Building a data warehouse

The databases of today are in many cases built for specific purposes.  Some of the more common ones we see every day are relational databases, document-oriented databases, Operational databases, Triplestore, and Column-oriented databases / c-store. Typically relational, document-oriented, operational, and triplestore databases are used to solve frontend database problems.  Then you have databases that are column-oriented or similar that focus on solving warehousing and backend database problems.  These products don’t need to solve those problems, though they are often best suited for them.

Warehouse data is used to power functions like analytics, business intelligence, or use to power recommendations.  With those goals in mind, it is important to ensure the data sent to and captured by the warehouse database is in its transactional form.  This means you don’t want the resulting value of a row, instead you want to track how a particular event is modified. Is the value of an object increase, decreasing, or changing value? As you can imagine the approach taken differs greatly from a frontend database where all you care about is the data you will be showing to the user in a simple query.

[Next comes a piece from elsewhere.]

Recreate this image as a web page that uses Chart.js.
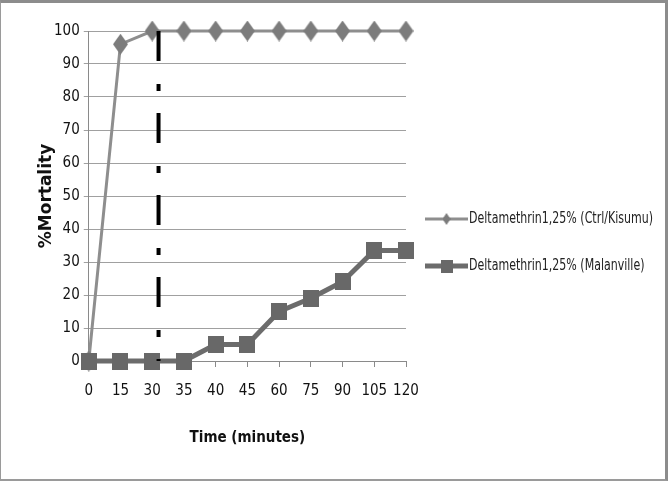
<!DOCTYPE html>
<html>
<head>
<meta charset="utf-8">
<script src="https://cdn.jsdelivr.net/npm/chart.js@4.4.4/dist/chart.umd.min.js"></script>
<style>
  html, body { margin: 0; padding: 0; background: #fff; }
  #wrap { position: relative; width: 668px; height: 481px; }
  #frame {
    position: absolute; left: 0; top: 0; right: 0; bottom: 0;
    border-top: 3px solid #8c8c8c; border-left: 1px solid #9a9a9a;
    border-right: 3px solid #8c8c8c; border-bottom: 2px solid #9a9a9a;
    pointer-events: none;
  }
</style>
</head>
<body>
<div id="wrap">
  <canvas id="chart" width="668" height="481"></canvas>
  <div id="frame"></div>
</div>
<script>
// Mortality over exposure time, deltamethrin 1.25%
const timeLabels = ['0', '15', '30', '35', '40', '45', '60', '75', '90', '105', '120'];
const kisumuMortality = [0, 96, 100, 100, 100, 100, 100, 100, 100, 100, 100];
const malanvilleMortality = [0, 0, 0, 0, 5, 5, 15, 19, 24, 33.5, 33.5];
const seriesNames = ['Deltamethrin1,25% (Ctrl/Kisumu)', 'Deltamethrin1,25% (Malanville)'];
const yTicks = [0, 10, 20, 30, 40, 50, 60, 70, 80, 90, 100];

// dash-dot marker just after the 30 min category
const cutoffIndex = 2.2;
const cutoffTop = 100;
const cutoffBottom = 0;

const FONT = "'Liberation Sans Narrow', 'DejaVu Sans Condensed', sans-serif";

function makeDiamond(w, h, color) {
  const c = document.createElement('canvas');
  c.width = w; c.height = h;
  const ctx = c.getContext('2d');
  ctx.fillStyle = color;
  ctx.beginPath();
  ctx.moveTo(w / 2, 0); ctx.lineTo(w, h / 2); ctx.lineTo(w / 2, h); ctx.lineTo(0, h / 2);
  ctx.closePath(); ctx.fill();
  return c;
}

function makeSquare(w, h, color) {
  const c = document.createElement('canvas');
  c.width = w; c.height = h;
  const ctx = c.getContext('2d');
  ctx.fillStyle = color;
  ctx.fillRect(0, 0, w, h);
  return c;
}

function makeLegendIcon(lineColor, lineWidth, marker) {
  const w = 43, h = 16;
  const c = document.createElement('canvas');
  c.width = w; c.height = h;
  const ctx = c.getContext('2d');
  ctx.strokeStyle = lineColor;
  ctx.lineWidth = lineWidth;
  ctx.beginPath(); ctx.moveTo(0, h / 2); ctx.lineTo(w, h / 2); ctx.stroke();
  ctx.drawImage(marker, (w - marker.width) / 2, (h - marker.height) / 2);
  return c;
}

const kisumuLine = '#8e8e8e', kisumuMarker = '#7c7c7c';
const malLine = '#6c6c6c', malMarker = '#686868';

const diamond = makeDiamond(15, 21, kisumuMarker);
const square = makeSquare(16, 17, malMarker);
const legendIcons = [
  makeLegendIcon(kisumuLine, 3, makeDiamond(8, 12, kisumuMarker)),
  makeLegendIcon(malLine, 5, makeSquare(12, 13, malMarker)),
];

const cutoffLine = {
  id: 'cutoffLine',
  afterDatasetsDraw(chart) {
    const { ctx, scales: { x, y } } = chart;
    const px = x.getPixelForValue(cutoffIndex);
    ctx.save();
    ctx.strokeStyle = '#000';
    ctx.lineWidth = 4;
    ctx.setLineDash([30, 23, 7, 22]);
    ctx.beginPath();
    ctx.moveTo(px, y.getPixelForValue(cutoffTop));
    ctx.lineTo(px, y.getPixelForValue(cutoffBottom));
    ctx.stroke();
    ctx.restore();
  },
};

// the built-in legend gets squeezed next to the y axis, so draw it here
const sideLegend = {
  id: 'sideLegend',
  afterDraw(chart) {
    const { ctx } = chart;
    const left = 425, top = 219, rowGap = 47, textWidth = 184;
    ctx.save();
    ctx.font = `15px ${FONT}`;
    ctx.fillStyle = '#222';
    ctx.textBaseline = 'middle';
    const squeeze = Math.min(1, textWidth / ctx.measureText(chart.data.datasets[0].label).width);
    chart.data.datasets.forEach((ds, i) => {
      const cy = top + i * rowGap;
      const icon = legendIcons[i];
      ctx.drawImage(icon, left, Math.round(cy - icon.height / 2));
      ctx.save();
      ctx.translate(left + icon.width + 1, cy);
      ctx.scale(squeeze, 1);
      ctx.fillText(ds.label, 0, 0);
      ctx.restore();
    });
    ctx.restore();
  },
};

new Chart(document.getElementById('chart'), {
  type: 'line',
  data: {
    labels: timeLabels,
    datasets: [
      {
        label: seriesNames[0],
        data: kisumuMortality,
        borderColor: kisumuLine,
        backgroundColor: kisumuMarker,
        borderWidth: 3,
        pointStyle: diamond,
        clip: false,
        order: 1,
      },
      {
        label: seriesNames[1],
        data: malanvilleMortality,
        borderColor: malLine,
        backgroundColor: malMarker,
        borderWidth: 5,
        pointStyle: square,
        clip: false,
        order: 0,
      },
    ],
  },
  options: {
    responsive: false,
    animation: false,
    layout: { padding: { top: 31, left: 33, right: 262, bottom: 30 } },
    plugins: {
      tooltip: { enabled: false },
      legend: { display: false },
    },
    scales: {
      x: {
        offset: false,
        border: { color: '#8a8a8a', width: 1 },
        grid: { drawOnChartArea: false, drawTicks: true, tickLength: 6, color: '#8a8a8a' },
        ticks: { color: '#111', padding: 15, maxRotation: 0, font: { family: FONT, size: 15 } },
        title: {
          display: true,
          text: 'Time (minutes)',
          color: '#111',
          padding: { top: 14 },
          font: { family: FONT, size: 15, weight: 'bold' },
        },
      },
      y: {
        min: 0,
        max: 100,
        afterBuildTicks: (scale) => { scale.ticks = yTicks.map((v) => ({ value: v })); },
        border: { color: '#8a8a8a', width: 1 },
        grid: { color: '#a0a0a0', tickLength: 5 },
        ticks: { color: '#111', padding: 4, font: { family: FONT, size: 15 } },
        title: {
          display: true,
          text: '%Mortality',
          color: '#111',
          padding: { top: 5, bottom: -5 },
          font: { family: "'DejaVu Sans', sans-serif", size: 17, weight: 'bold', lineHeight: 1 },
        },
      },
    },
  },
  plugins: [cutoffLine, sideLegend],
});
</script>
</body>
</html>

Say you have a table for points that you use for a leaderboard in your app.  Your table would look something like this:

Column Type
uid bigInt
points int
lastUpdate dateTime

Performing a query to retrieve and sort the leaderboard would end up looking like this:

uid points lastUpdate
5 6000 2014/06/16 11:11:11
1 4700 2014/06/16 06:46:40
100 4200 2014/06/16 12:14:05
45 3800 2014/06/15 07:46:34
11 2500 2014/06/16 10:10:08

When you look at it from a warehousing perspective, it varies significantly from the above. As I mentioned, you will be focusing a lot more on the transactions, less about the results. The goal is to keep your transactional data as abstract as possible to allow flexibility in the future. As a result your schema will end up looking something like this:

Column Type
uid bigInt
increase int
decrease int
sum int
time dateTime

Let me explain how I got to that and how you will populate the database. Whenever you will increase the points for a user, you will submit an insert query with the incremental value and the sum. If you decrease the user’s points, you will send that value in the decrease column and the sum will have that same value in negative. If you simple set the value you will only update the sum column. With that in mind, if we were to select all rows for uid 5, the rows would look like this:

uid increase decrease sum time
5 1000 0 1000 2014/06/13 20:20:11
5 500 0 500 2014/06/13 23:10:10
5 0 500 -500 2014/06/14 02:10:50
5 1500 0 1500 2014/06/14 04:11:04
5 2000 0 2000 2014/06/14 14:40:30
5 2500 0 2500 2014/06/15 20:20:11
5 0 700 -700 2014/06/16 05:20:14
5 0 500 -500 2014/06/16 07:41:24
5 200 0 200 2014/06/16 11:11:11

With this transactional data you can gather various types of results. For one you would easily be able to get final values by adding up the sum column.  Additionally, you are able to determine results including how much users earn or lose per day / per week / per month. The possibilities are endless as you have the raw transactional data which you can use in different ways as your need for intelligence shifts.

Of course building a warehouse database requires you have the right tools.  In my experience, c-store databases have been the best at accomplishing those tasks.  Many of these have community editions though enterprise editions could make quite the dent on your wallet. I’ve deployed warehouse databases on Greenplum, Teradata and Vertica. All are similar, though they each have their own quirks and benefits, I won’t get into them here.  The great thing about these databases is that the indexes are different than what many are used to in a typical relational database, which has indexes based on row’s values.  These databases store data tables as sections of columns. The benefits are in their ability to aggregate large amounts of data.  Some of the biggest users of c-store databases have amassed petabytes of data and are using that data to power their intelligence.

In my next post, I will cover some of the most efficient ways of having a frontend and backend/warehouse database running.  There are use cases for each database type. With the age of context and big data growing in popularity, it is useful to understand how warehousing could improve your product through ways of intelligence and recommendations.